The entropic cost to tie a knot

TL;DR

This paper uses Monte Carlo simulations to analyze the configurational entropy of knotted polygons in a cubic lattice, revealing how knot complexity influences entropy and the asymptotic behavior of the partition function.

Contribution

It provides new insights into the entropic cost of knots, showing that prime knots localize and contribute a logarithmic term, and that the partition function factorizes for composite knots.

Findings

Prime knots localize in small regions of the polygon.

The entropic cost of a knot scales exponentially with its minimal length.

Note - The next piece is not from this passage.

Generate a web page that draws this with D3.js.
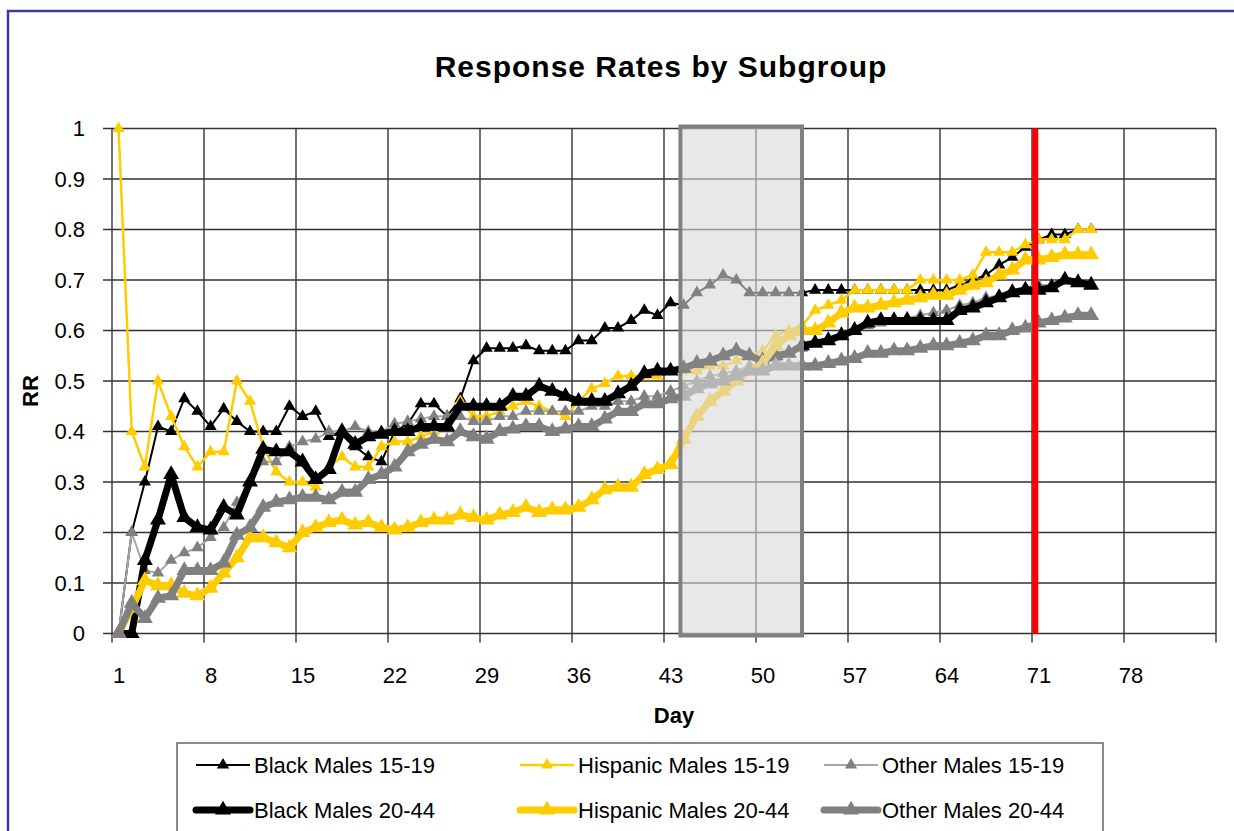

Partition functions for composite knots factorize with combinatorial considerations.

Abstract

We estimate by Monte Carlo simulations the configurational entropy of $N$-steps polygons in the cubic lattice with fixed knot type. By collecting a rich statistics of configurations with very large values of $N$ we are able to analyse the asymptotic behaviour of the partition function of the problem for different knot types. Our results confirm that, in the large $N$ limit, each prime knot is localized in a small region of the polygon, regardless of the possible presence of other knots. Each prime knot component may slide along the unknotted region contributing to the overall configurational entropy with a term proportional to $\ln N$. Furthermore, we discover that the mere existence of a knot requires a well defined entropic cost that scales exponentially with its minimal length. In the case of polygons with composite knots it turns out that the partition function can be simply factorized in terms that depend only on prime components with an additional combinatorial factor that takes into account the statistical property that by interchanging two identical prime knot components in the polygon the corresponding set of overall configuration remains unaltered. Finally, the above results allow to conjecture a sequence of inequalities for the connective constants of polygons whose topology varies within a given family of composite knot types.